Acting Minister of Public Works Wayne Scott said: “Overhanging trees and hedges can cause safety hazards to road users including obstructed visibility, injury to pedestrians, pedal-cyclists and bike riders and damage to bus and truck windscreens and injury to waste collection personnel.

“There is only so much we can do with the resources we have. We really need the public to play their part. Tribe roads do tend to generate a disproportionate demand on resources as, being narrow, they can soon become completely blocked if not treated.”

According to a ministry spokeswoman, the Western team will be working on Spice Hill Road, Tribe Road #5 Warwick and Tribe Road #3 Southampton. Orange Valley Road, Jubilee Road and Tribe Road #1 will be targeted by a central parish team, while Vesey Street, Middle Road near Ornamental Ironworks and the Barry Road/ Government Hill area of St George’s will be cleared by the eastern parish team.

Harbour Road meanwhile will be worked on by both the western and central teams, with the eastern team potentially assisting.
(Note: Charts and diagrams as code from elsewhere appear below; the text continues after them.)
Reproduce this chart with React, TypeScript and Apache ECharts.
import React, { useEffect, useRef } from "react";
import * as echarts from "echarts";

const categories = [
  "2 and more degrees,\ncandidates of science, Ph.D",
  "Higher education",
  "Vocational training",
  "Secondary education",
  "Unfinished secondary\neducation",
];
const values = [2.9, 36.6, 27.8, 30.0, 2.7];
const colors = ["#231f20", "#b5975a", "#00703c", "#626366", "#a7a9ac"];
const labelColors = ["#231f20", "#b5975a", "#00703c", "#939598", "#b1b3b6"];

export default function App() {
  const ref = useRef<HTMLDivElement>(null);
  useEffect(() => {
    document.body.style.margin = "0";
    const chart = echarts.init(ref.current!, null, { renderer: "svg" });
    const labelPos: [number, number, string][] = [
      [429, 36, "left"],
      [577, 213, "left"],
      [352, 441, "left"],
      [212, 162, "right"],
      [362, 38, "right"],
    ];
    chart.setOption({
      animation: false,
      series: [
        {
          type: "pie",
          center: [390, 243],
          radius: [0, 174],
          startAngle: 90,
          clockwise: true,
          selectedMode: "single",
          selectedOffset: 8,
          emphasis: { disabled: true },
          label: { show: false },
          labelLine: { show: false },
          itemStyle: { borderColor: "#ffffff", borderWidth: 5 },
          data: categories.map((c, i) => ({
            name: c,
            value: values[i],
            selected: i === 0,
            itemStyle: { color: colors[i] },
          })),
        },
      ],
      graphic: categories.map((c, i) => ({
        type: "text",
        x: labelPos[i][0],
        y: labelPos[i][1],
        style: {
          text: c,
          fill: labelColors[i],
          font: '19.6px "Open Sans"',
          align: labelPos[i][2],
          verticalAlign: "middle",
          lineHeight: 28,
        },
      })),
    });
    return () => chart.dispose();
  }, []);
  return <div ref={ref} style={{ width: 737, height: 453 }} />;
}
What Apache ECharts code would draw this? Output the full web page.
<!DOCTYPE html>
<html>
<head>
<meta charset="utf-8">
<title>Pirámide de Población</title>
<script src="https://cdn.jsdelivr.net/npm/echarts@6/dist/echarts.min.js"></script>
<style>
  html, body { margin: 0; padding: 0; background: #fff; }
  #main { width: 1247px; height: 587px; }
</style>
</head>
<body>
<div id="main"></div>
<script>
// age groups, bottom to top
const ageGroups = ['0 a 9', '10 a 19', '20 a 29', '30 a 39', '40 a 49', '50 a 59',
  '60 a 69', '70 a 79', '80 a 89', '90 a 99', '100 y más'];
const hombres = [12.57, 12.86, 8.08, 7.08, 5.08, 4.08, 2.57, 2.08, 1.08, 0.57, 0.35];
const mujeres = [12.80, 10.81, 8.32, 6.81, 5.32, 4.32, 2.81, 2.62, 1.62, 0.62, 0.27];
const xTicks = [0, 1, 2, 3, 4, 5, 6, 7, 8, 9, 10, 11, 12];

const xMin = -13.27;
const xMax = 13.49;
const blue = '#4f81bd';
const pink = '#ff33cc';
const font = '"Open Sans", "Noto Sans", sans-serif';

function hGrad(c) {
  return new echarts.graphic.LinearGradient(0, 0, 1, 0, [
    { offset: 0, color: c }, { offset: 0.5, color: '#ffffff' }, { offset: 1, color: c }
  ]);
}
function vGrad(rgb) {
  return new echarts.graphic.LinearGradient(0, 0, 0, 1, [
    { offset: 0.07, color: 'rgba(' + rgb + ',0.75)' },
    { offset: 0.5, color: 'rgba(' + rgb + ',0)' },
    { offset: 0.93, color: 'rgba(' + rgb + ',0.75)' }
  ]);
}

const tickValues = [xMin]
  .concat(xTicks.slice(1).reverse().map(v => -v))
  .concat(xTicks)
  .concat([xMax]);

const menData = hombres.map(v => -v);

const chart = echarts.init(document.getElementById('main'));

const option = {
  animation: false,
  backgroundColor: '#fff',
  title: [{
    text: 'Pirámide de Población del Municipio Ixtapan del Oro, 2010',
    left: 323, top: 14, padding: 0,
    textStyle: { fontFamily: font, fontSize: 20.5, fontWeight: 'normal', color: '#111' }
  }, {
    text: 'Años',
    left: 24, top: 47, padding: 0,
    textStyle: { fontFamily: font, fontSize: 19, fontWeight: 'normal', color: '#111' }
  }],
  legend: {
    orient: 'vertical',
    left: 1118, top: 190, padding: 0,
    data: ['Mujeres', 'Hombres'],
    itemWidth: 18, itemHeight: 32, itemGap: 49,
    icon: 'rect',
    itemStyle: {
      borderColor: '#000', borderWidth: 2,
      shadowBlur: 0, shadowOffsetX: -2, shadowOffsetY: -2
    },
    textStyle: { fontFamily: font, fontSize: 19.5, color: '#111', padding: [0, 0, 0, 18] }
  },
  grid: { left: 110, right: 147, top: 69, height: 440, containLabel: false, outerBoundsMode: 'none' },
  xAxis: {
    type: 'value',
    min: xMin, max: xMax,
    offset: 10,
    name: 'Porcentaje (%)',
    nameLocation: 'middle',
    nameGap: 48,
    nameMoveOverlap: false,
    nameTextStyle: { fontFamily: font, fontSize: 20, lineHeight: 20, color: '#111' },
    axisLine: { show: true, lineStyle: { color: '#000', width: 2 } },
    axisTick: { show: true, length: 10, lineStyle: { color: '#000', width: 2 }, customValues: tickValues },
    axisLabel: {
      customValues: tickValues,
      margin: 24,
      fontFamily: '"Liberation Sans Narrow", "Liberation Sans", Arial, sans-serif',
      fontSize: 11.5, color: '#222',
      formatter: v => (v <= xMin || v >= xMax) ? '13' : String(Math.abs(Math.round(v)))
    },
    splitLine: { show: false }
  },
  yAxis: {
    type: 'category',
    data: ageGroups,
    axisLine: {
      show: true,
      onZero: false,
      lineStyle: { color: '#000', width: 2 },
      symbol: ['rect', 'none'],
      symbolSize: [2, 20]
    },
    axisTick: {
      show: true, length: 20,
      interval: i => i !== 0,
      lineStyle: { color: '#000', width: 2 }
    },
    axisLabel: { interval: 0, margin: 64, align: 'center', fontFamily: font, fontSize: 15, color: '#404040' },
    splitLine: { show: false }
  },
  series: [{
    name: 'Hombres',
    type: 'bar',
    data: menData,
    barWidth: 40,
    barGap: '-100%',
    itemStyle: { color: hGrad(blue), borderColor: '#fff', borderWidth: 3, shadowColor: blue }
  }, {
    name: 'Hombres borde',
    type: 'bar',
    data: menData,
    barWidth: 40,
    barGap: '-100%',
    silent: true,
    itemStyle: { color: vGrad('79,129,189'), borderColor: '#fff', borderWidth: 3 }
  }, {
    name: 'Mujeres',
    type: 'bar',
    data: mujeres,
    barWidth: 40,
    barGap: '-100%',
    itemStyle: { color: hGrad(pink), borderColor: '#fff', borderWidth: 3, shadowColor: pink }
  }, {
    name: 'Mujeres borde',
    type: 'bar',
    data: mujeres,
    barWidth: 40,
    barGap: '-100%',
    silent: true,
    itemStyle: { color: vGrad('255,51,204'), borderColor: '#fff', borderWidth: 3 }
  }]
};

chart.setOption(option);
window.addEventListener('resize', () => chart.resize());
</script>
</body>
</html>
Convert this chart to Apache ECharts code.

The spokeswoman said: “Clearing roadside vegetation next to roads helps to limit damage and debris during hurricanes and makes the road network more resilient to severe weather events.

“The Highways section’s road sweeping teams make every effort to clear vegetation on roads and overhanging foliage around the Island, particularly after storms and heavy rain, and try to be responsive to any problems that are reported, however overhanging vegetation is normally the responsibility of the adjoining landowner.”

The spokeswoman noted that according to the law, vegetation must be kept clear of a public road for a height not less than 4.9m (16ft 1in) above the surface of the carriageway or 3m (9ft 10in) above the surface of a pedestrian walkway or verge.

“Where the problems are reported, property owners will be asked to trim back their vegetation,” the spokeswoman added.

“The public should be aware that if such informal requests are not actioned, the ministry has the power to serve a ‘statutory nuisance abatement notice’ on the landowner. Failure to comply with the notice would leave the landowner open to risk of a range of penalties including prosecution.

“The ministry is requesting public full co-operation in promoting safer roads and a better environment, allowing our own teams to focus on our road cleaning and maintenance responsibilities.”